→ **The request**:
Pictures are not part of the copy. Give again exactly the lines from the one with "Generate a component" to the one with "const energies = [163, 188.7, 229, 269.4];", inclusive.
── Exercise material ──
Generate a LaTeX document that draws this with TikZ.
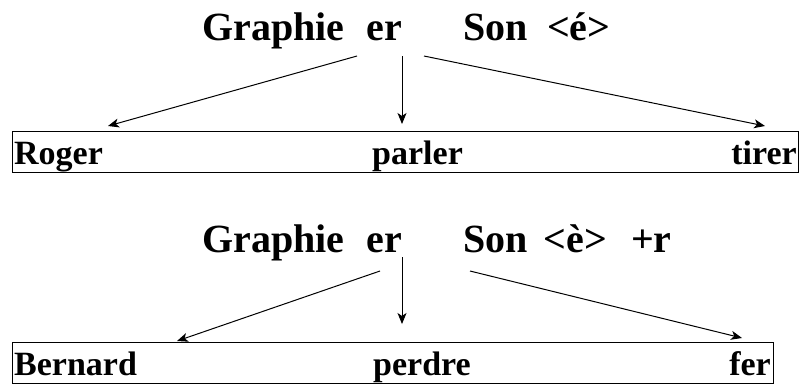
\documentclass[tikz,border=0pt]{standalone}
\usepackage{fontspec}
\setmainfont{Liberation Serif}
\usetikzlibrary{arrows.meta}
\begin{document}
\begin{tikzpicture}[x=1pt,y=-1pt,
  title/.style={inner sep=0pt,anchor=base west,font=\bfseries\fontsize{40}{48}\selectfont},
  word/.style={inner sep=0pt,anchor=base west,font=\bfseries\fontsize{34}{40}\selectfont},
  wordr/.style={word,anchor=base east},
  frame/.style={draw=black,line width=1pt,inner sep=0pt,anchor=north west},
  conn/.style={line width=1pt,-{Stealth[length=11pt,width=9pt,inset=3pt]}}]
\useasboundingbox (0,0) rectangle (800,384);
% ---- first group ----
\node[title] (g1) at (202,40) {Graphie\hspace{21.8pt}er};
\node[title] (s1) at (463,40) {Son\hspace{19.5pt}\textless é\textgreater};
\node[frame,minimum width=786pt,minimum height=41pt] (b1) at (12,131) {};
\node[word] (w11) at (14,164) {Roger};
\node[word] (w12) at (372,164) {parler};
\node[wordr] (w13) at (797,164) {tirer};
\coordinate (a11) at (357,56);
\coordinate (a12) at (402,56);
\coordinate (a13) at (424,56);
\coordinate (t11) at (108,126);
\coordinate (t12) at (402,124);
\coordinate (t13) at (765,126);
\draw[conn] (a11) -- (t11);
\draw[conn] (a12) -- (t12);
\draw[conn] (a13) -- (t13);
% ---- second group ----
\node[title] (g2) at (202,252) {Graphie\hspace{21.8pt}er};
\node[title] (s2) at (463,252) {Son\hspace{16pt}\textless è\textgreater\hspace{24pt}+r};
\node[frame,minimum width=761pt,minimum height=41pt] (b2) at (12,342) {};
\node[word] (w21) at (14,375) {Bernard};
\node[word] (w22) at (373,375) {perdre};
\node[wordr] (w23) at (771,375) {fer};
\coordinate (a21) at (380,271);
\coordinate (a22) at (402,257);
\coordinate (a23) at (470,271);
\coordinate (t21) at (177,341);
\coordinate (t22) at (402,324);
\coordinate (t23) at (742,338);
\draw[conn] (a21) -- (t21);
\draw[conn] (a22) -- (t22);
\draw[conn] (a23) -- (t23);
\end{tikzpicture}
\end{document}
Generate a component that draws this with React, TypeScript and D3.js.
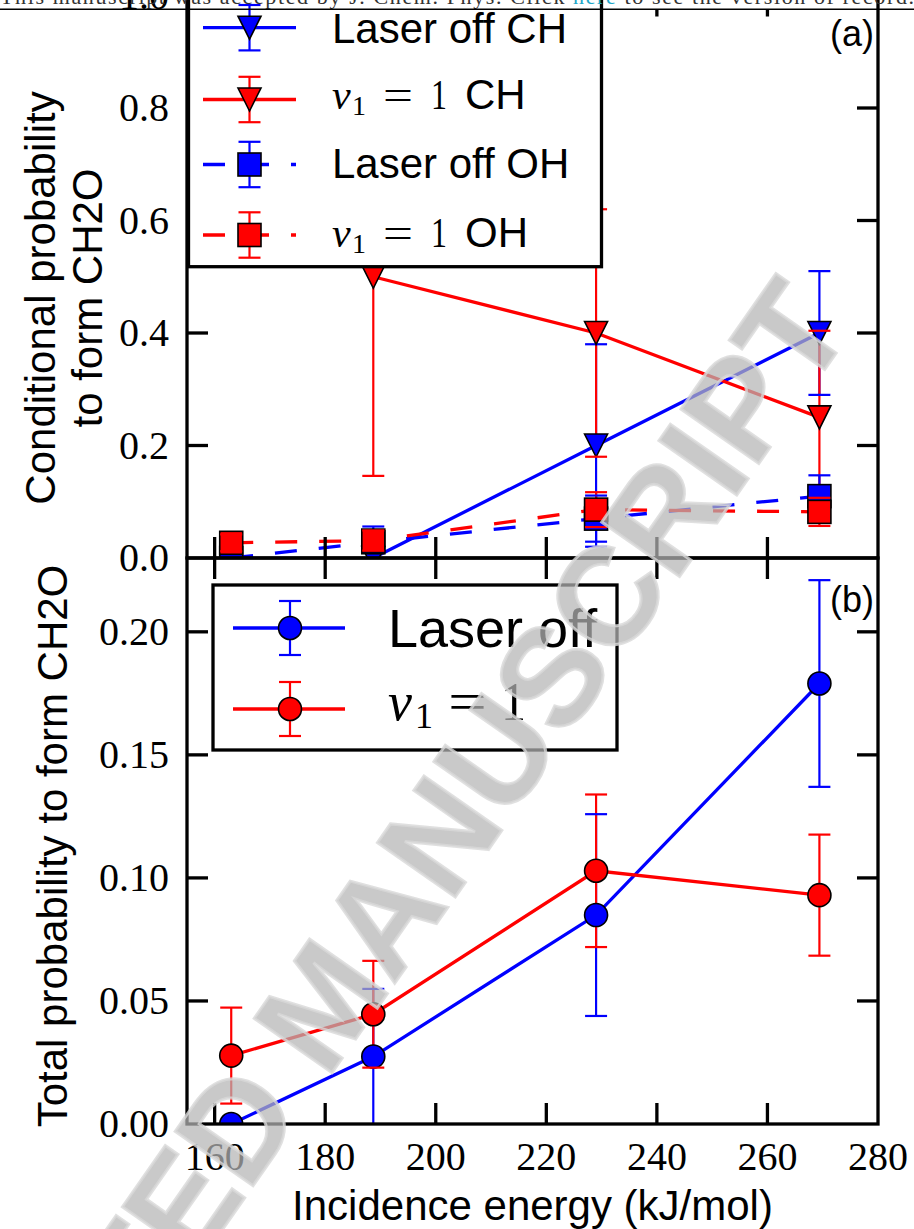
import React from "react";
import * as d3 from "d3";

// ---------- data ----------
const energies = [163, 188.7, 229, 269.4];

// panel (a): conditional probability to form CH2O
const laserOffCH: (number | null)[] = [null, 0.0, 0.2, 0.4];
const laserOffCHErr: (number | null)[] = [null, 0.0, 0.18, 0.11];
const nu1CH: (number | null)[] = [null, 0.5, 0.4, 0.25];
const nu1CHErr: (number | null)[] = [null, 0.354, 0.22, 0.154];
const laserOffOH: (number | null)[] = [0.0, 0.028, 0.07, 0.11];
const laserOffOHErr: (number | null)[] = [0.0, 0.028, 0.041, 0.037];
const nu1OH: (number | null)[] = [0.027, 0.031, 0.086, 0.082];
const nu1OHErr: (number | null)[] = [0.015, 0.018, 0.031, 0.025];

// panel (b): total probability to form CH2O
const laserOffTotal = [0.0, 0.0274, 0.0849, 0.179];
const laserOffTotalErr = [0.0, 0.0275, 0.041, 0.042];
const nu1Total = [0.0278, 0.0446, 0.1029, 0.093];
const nu1TotalErr = [0.0195, 0.0217, 0.031, 0.0246];

const xTicks = [160, 180, 200, 220, 240, 260, 280];
const yTicksA = [0, 0.2, 0.4, 0.6, 0.8, 1.0];
const yTicksB = [0, 0.05, 0.1, 0.15, 0.2];

const BLUE = "#0000ff";
const RED = "#ff0000";
const SANS = "'Liberation Sans', Arial, sans-serif";
const SERIF = "'Liberation Serif', 'Times New Roman', serif";

// ---------- layout ----------
const L = 187, R = 878;
const A_TOP = -4.5, A_BOT = 558, B_BOT = 1124;

const x = d3.scaleLinear().domain([155, 280]).range([L, R]);
const yA = d3.scaleLinear().domain([0, 1]).range([A_BOT, A_TOP]);
const yB = d3.scaleLinear().domain([0, 0.23]).range([B_BOT, A_BOT]);

type Series = {
  vals: (number | null)[];
  errs: (number | null)[];
  color: string;
  marker: "tri" | "sq" | "circ";
  dashed: boolean;
};

const MS = 23;

function Marker({ kind, cx, cy, color }: { kind: string; cx: number; cy: number; color: string }) {
  const h = MS / 2;
  if (kind === "tri")
    return <path d={`M${cx},${cy + h} L${cx - h},${cy - h} L${cx + h},${cy - h} Z`} fill={color} stroke="#000" strokeWidth={1.6} strokeLinejoin="miter" />;
  if (kind === "sq")
    return <rect x={cx - h} y={cy - h} width={MS} height={MS} fill={color} stroke="#000" strokeWidth={1.6} />;
  return <circle cx={cx} cy={cy} r={h} fill={color} stroke="#000" strokeWidth={1.6} />;
}

function ErrBars({ s, y }: { s: Series; y: d3.ScaleLinear<number, number> }) {
  return (
    <g>
      {s.vals.map((v, i) => {
        const e = s.errs[i];
        if (v == null || e == null || e === 0) return null;
        const cx = x(energies[i]);
        return <line key={i} x1={cx} x2={cx} y1={y(v - e)} y2={y(v + e)} stroke={s.color} strokeWidth={2.2} />;
      })}
    </g>
  );
}

function SeriesBody({ s, y }: { s: Series; y: d3.ScaleLinear<number, number> }) {
  const pts = s.vals.map((v, i) => ({ v, e: energies[i] })).filter((p) => p.v != null) as { v: number; e: number }[];
  const line = d3.line<{ v: number; e: number }>().x((p) => x(p.e)).y((p) => y(p.v));
  return (
    <g>
      <path d={line(pts) || ""} fill="none" stroke={s.color} strokeWidth={3.3} strokeDasharray={s.dashed ? "22,22" : undefined} />
      {pts.map((p, i) => (
        <Marker key={i} kind={s.marker} cx={x(p.e)} cy={y(p.v)} color={s.color} />
      ))}
      {s.vals.map((v, i) => {
        const e = s.errs[i];
        if (v == null || e == null || e === 0) return null;
        const cx = x(energies[i]);
        return (
          <g key={"c" + i}>
            <line x1={cx - 11} x2={cx + 11} y1={y(v - e)} y2={y(v - e)} stroke={s.color} strokeWidth={2.2} />
            <line x1={cx - 11} x2={cx + 11} y1={y(v + e)} y2={y(v + e)} stroke={s.color} strokeWidth={2.2} />
          </g>
        );
      })}
    </g>
  );
}

function Frame({ top, bot, yTicks, y, topTickStart }: { top: number; bot: number; yTicks: number[]; y: d3.ScaleLinear<number, number>; topTickStart: number }) {
  const TL = 21;
  const inner = xTicks.filter((t) => t < 280);
  const yin = yTicks.filter((t) => y(t) > top + 1 && y(t) < bot - 1);
  return (
    <g stroke="#000" strokeWidth={3.3} fill="none">
      <rect x={L} y={top} width={R - L} height={bot - top} />
      {inner.map((t) => (
        <g key={t}>
          <line x1={x(t)} x2={x(t)} y1={bot} y2={bot - TL} />
          <line x1={x(t)} x2={x(t)} y1={topTickStart} y2={top + TL} />
        </g>
      ))}
      {yin.map((t) => (
        <g key={t}>
          <line x1={L} x2={L + TL} y1={y(t)} y2={y(t)} />
          <line x1={R} x2={R - TL} y1={y(t)} y2={y(t)} />
        </g>
      ))}
    </g>
  );
}

function NuLabel({ x0, base, fs, sub, eqX, eqW, oneX, oneW, tail, tailX }: any) {
  return (
    <g fill="#000">
      <text x={x0} y={base} fontFamily={SERIF} fontStyle="italic" fontSize={fs}>ν</text>
      <text x={sub.x} y={base + sub.dy} fontFamily={SERIF} fontSize={sub.fs}>1</text>
      <text x={eqX} y={base} fontFamily={SERIF} fontSize={fs} textLength={eqW} lengthAdjust="spacingAndGlyphs">=</text>
      <text x={oneX} y={base} fontFamily={SERIF} fontSize={fs} textLength={oneW} lengthAdjust="spacingAndGlyphs">1</text>
      {tail ? <text x={tailX} y={base} fontFamily={SANS} fontSize={fs}>{tail}</text> : null}
    </g>
  );
}

function LegendHandle({ cx, cy, x1, x2, errH, color, marker, dashed }: any) {
  return (
    <g>
      <line x1={x1} x2={x2} y1={cy} y2={cy} stroke={color} strokeWidth={3.3} strokeDasharray={dashed ? "22,22" : undefined} />
      <line x1={cx} x2={cx} y1={cy - errH} y2={cy + errH} stroke={color} strokeWidth={2.2} />
      <line x1={cx - 11} x2={cx + 11} y1={cy - errH} y2={cy - errH} stroke={color} strokeWidth={2.2} />
      <line x1={cx - 11} x2={cx + 11} y1={cy + errH} y2={cy + errH} stroke={color} strokeWidth={2.2} />
      <Marker kind={marker} cx={cx} cy={cy} color={color} />
    </g>
  );
}

export default function App() {
  const seriesA: Series[] = [
    { vals: laserOffCH, errs: laserOffCHErr, color: BLUE, marker: "tri", dashed: false },
    { vals: nu1CH, errs: nu1CHErr, color: RED, marker: "tri", dashed: false },
    { vals: laserOffOH, errs: laserOffOHErr, color: BLUE, marker: "sq", dashed: true },
    { vals: nu1OH, errs: nu1OHErr, color: RED, marker: "sq", dashed: true },
  ];
  const seriesB: Series[] = [
    { vals: laserOffTotal, errs: laserOffTotalErr, color: BLUE, marker: "circ", dashed: false },
    { vals: nu1Total, errs: nu1TotalErr, color: RED, marker: "circ", dashed: false },
  ];

  const legA = [
    { color: BLUE, marker: "tri", dashed: false, cy: 27.7, base: 43.3, text: "Laser off CH" },
    { color: RED, marker: "tri", dashed: false, cy: 99.5, base: 109, nu: "CH" },
    { color: BLUE, marker: "sq", dashed: true, cy: 164.5, base: 178, text: "Laser off OH" },
    { color: RED, marker: "sq", dashed: true, cy: 235, base: 247, nu: "OH" },
  ];

  return (
    <svg width={914} height={1229} style={{ position: "absolute", left: 0, top: 0, background: "#fff" }}>
      <defs>
        <clipPath id="clipA"><rect x={L} y={A_TOP} width={R - L} height={A_BOT - A_TOP} /></clipPath>
        <clipPath id="clipB"><rect x={L} y={A_BOT} width={R - L} height={B_BOT - A_BOT} /></clipPath>
      </defs>
      <rect x={0} y={0} width={914} height={1229} fill="#fff" />

      {/* panel (a) data */}
      <g clipPath="url(#clipA)">
        {seriesA.map((s, i) => <ErrBars key={i} s={s} y={yA} />)}
        {seriesA.map((s, i) => <SeriesBody key={i} s={s} y={yA} />)}
      </g>
      {/* panel (b) data */}
      <g clipPath="url(#clipB)">
        {seriesB.map((s, i) => <ErrBars key={i} s={s} y={yB} />)}
        {seriesB.map((s, i) => <SeriesBody key={i} s={s} y={yB} />)}
      </g>

      <Frame top={A_TOP} bot={A_BOT} yTicks={yTicksA} y={yA} topTickStart={9} />
      <Frame top={A_BOT} bot={B_BOT} yTicks={yTicksB} y={yB} topTickStart={A_BOT} />

      {/* y tick labels */}
      {yTicksA.map((t) => (
        <text key={"ya" + t} x={169} y={yA(t)} dy="0.33em" textAnchor="end" fontFamily={SERIF} fontSize={40}>{t.toFixed(1)}</text>
      ))}
      {yTicksB.map((t) => (
        <text key={"yb" + t} x={169} y={yB(t)} dy="0.33em" textAnchor="end" fontFamily={SERIF} fontSize={40}>{t.toFixed(2)}</text>
      ))}
      {/* x tick labels */}
      {xTicks.map((t) => (
        <text key={"x" + t} x={x(t)} y={1170} textAnchor="middle" fontFamily={SERIF} fontSize={40}>{t}</text>
      ))}

      {/* axis labels */}
      <text x={(L + R) / 2} y={1220} textAnchor="middle" fontFamily={SANS} fontSize={42}>Incidence energy (kJ/mol)</text>
      <text transform="translate(55,298) rotate(-90)" textAnchor="middle" fontFamily={SANS} fontSize={42}>Conditional probability</text>
      <text transform="translate(102,298) rotate(-90)" textAnchor="middle" fontFamily={SANS} fontSize={42}>to form CH2O</text>
      <text transform="translate(67,846) rotate(-90)" textAnchor="middle" fontFamily={SANS} fontSize={42}>Total probability to form CH2O</text>

      {/* panel labels */}
      <text x={874} y={46} textAnchor="end" fontFamily={SANS} fontSize={36}>(a)</text>
      <text x={874} y={612} textAnchor="end" fontFamily={SANS} fontSize={36}>(b)</text>

      {/* legend (a) */}
      <rect x={188.5} y={-20} width={413} height={286.7} fill="#fff" stroke="#000" strokeWidth={3.3} />
      {legA.map((r, i) => (
        <g key={"la" + i}>
          <LegendHandle cx={249.5} cy={r.cy} x1={203} x2={296} errH={22.7} color={r.color} marker={r.marker} dashed={r.dashed} />
          {r.text ? (
            <text x={332} y={r.base} fontFamily={SANS} fontSize={42}>{r.text}</text>
          ) : (
            <NuLabel x0={332} base={r.base} fs={42} sub={{ x: 352, dy: 6, fs: 28 }} eqX={383} eqW={30} oneX={431} oneW={16} tail={r.nu} tailX={465} />
          )}
        </g>
      ))}

      {/* legend (b) */}
      <rect x={213} y={585} width={404} height={165} fill="#fff" stroke="#000" strokeWidth={3.3} />
      <LegendHandle cx={290} cy={628} x1={233} x2={345} errH={27} color={BLUE} marker="circ" dashed={false} />
      <text x={388} y={647.3} fontFamily={SANS} fontSize={54}>Laser off</text>
      <LegendHandle cx={290} cy={709} x1={233} x2={345} errH={27} color={RED} marker="circ" dashed={false} />
      <NuLabel x0={388} base={720} fs={54} sub={{ x: 415, dy: 8, fs: 36 }} eqX={448} eqW={39} oneX={501} oneW={25} tail={null} tailX={0} />

      {/* header of the page */}
      <text x={0} y={4} fontFamily={SERIF} fontSize={22} fill="#333" textLength={914} lengthAdjust="spacing">
        This manuscript was accepted by J. Chem. Phys. Click <tspan fill="#22a7c9">here</tspan> to see the version of record.
      </text>
      <line x1={0} x2={914} y1={9.3} y2={9.3} stroke="#000" strokeWidth={1.6} />

      {/* watermark */}
      <text transform="translate(362,1030) rotate(-55)" textAnchor="middle" fontFamily={SANS} fontWeight="bold" fontSize={138}
        fill="#b4b4b4" fillOpacity={0.72} stroke="#d8d8d8" strokeWidth={3} strokeOpacity={0.8}>
        ACCEPTED MANUSCRIPT
      </text>
    </svg>
  );
}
───
→ **Answer to the task**:
Generate a component that draws this with React, TypeScript and D3.js.
import React from "react";
import * as d3 from "d3";

// ---------- data ----------
const energies = [163, 188.7, 229, 269.4];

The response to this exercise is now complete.